══ RECORDED INFORMATION ══

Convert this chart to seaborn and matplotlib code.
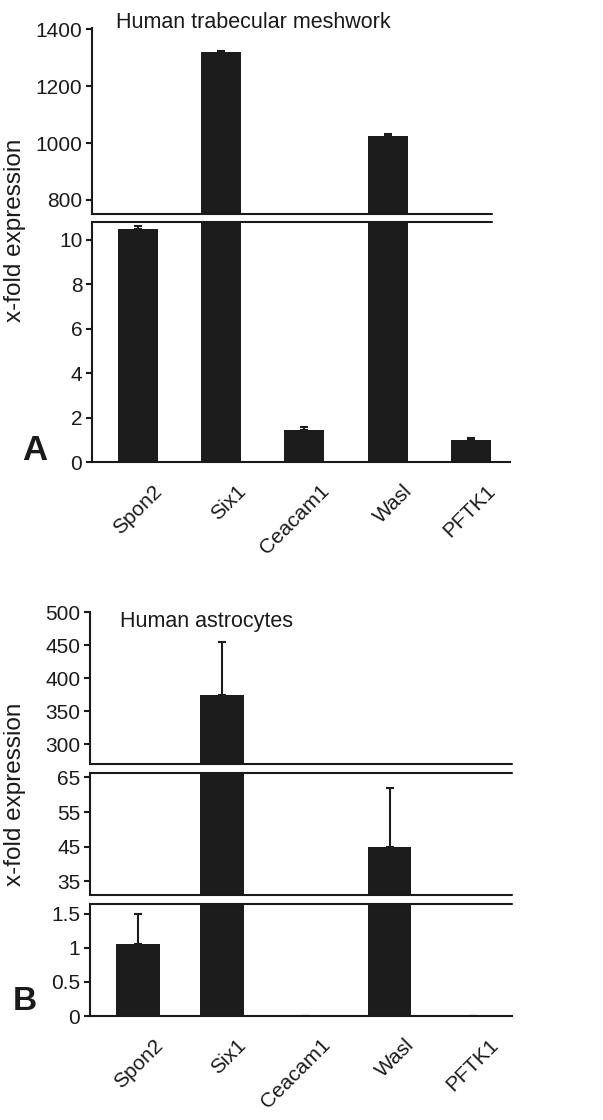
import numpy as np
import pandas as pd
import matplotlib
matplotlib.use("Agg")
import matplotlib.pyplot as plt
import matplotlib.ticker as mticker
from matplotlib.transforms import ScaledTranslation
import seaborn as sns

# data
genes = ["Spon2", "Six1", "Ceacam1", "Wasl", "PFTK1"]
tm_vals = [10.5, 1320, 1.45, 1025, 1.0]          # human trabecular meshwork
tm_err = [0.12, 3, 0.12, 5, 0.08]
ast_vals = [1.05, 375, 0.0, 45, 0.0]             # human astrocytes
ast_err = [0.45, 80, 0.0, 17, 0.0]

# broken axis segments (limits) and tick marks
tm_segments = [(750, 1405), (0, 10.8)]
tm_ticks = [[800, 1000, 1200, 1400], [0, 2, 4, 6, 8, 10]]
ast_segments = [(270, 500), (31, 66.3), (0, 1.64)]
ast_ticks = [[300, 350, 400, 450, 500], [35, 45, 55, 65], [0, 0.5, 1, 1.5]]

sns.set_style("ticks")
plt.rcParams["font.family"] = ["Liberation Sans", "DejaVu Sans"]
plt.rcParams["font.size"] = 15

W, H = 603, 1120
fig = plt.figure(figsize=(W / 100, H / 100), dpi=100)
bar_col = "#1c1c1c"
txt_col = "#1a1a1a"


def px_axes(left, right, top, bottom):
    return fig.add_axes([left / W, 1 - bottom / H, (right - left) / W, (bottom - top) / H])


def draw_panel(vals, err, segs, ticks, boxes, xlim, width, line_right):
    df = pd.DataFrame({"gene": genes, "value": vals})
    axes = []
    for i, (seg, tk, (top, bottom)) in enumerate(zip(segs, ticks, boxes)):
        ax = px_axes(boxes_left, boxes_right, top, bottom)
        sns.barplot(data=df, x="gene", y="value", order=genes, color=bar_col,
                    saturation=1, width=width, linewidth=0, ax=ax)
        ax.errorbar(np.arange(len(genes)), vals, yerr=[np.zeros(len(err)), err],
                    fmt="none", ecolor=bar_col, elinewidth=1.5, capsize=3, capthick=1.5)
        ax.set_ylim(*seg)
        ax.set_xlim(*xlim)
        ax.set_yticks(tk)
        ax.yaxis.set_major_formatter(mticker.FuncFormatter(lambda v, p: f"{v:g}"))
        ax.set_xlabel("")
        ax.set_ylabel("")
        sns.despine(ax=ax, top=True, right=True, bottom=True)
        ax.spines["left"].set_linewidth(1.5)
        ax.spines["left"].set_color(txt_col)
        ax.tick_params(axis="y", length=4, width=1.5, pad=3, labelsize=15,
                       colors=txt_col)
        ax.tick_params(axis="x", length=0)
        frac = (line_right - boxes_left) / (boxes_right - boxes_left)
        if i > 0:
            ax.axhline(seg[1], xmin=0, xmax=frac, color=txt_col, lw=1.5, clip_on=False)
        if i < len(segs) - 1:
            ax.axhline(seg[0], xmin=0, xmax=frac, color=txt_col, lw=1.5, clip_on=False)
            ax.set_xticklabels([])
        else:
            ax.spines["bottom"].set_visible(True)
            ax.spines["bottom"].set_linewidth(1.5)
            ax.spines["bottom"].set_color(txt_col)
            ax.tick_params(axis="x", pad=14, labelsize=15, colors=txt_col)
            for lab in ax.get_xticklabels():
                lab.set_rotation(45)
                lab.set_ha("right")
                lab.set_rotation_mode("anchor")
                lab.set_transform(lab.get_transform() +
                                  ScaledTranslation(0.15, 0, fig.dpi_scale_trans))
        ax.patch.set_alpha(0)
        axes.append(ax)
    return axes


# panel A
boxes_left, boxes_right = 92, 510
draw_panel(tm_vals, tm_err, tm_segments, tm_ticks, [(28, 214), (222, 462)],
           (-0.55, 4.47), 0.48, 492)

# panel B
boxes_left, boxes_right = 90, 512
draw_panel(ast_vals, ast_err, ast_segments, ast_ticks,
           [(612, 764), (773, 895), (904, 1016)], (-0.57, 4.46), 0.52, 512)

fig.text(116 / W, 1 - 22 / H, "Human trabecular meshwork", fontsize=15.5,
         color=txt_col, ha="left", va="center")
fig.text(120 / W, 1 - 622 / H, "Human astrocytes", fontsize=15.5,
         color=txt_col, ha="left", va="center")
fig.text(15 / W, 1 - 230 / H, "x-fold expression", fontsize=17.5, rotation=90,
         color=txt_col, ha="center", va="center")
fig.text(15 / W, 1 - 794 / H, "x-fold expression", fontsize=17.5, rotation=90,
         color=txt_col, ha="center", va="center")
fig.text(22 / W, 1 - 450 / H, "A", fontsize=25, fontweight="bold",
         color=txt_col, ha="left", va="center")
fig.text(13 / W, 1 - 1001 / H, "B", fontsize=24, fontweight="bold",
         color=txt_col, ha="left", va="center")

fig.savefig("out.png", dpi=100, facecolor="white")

═══

• [TASK BRIEF] Give every line of the material that includes the string "matplotlib".

• [REPLY TO THE TASK]
Convert this chart to seaborn and matplotlib code.
import matplotlib
matplotlib.use("Agg")
import matplotlib.pyplot as plt
import matplotlib.ticker as mticker
from matplotlib.transforms import ScaledTranslation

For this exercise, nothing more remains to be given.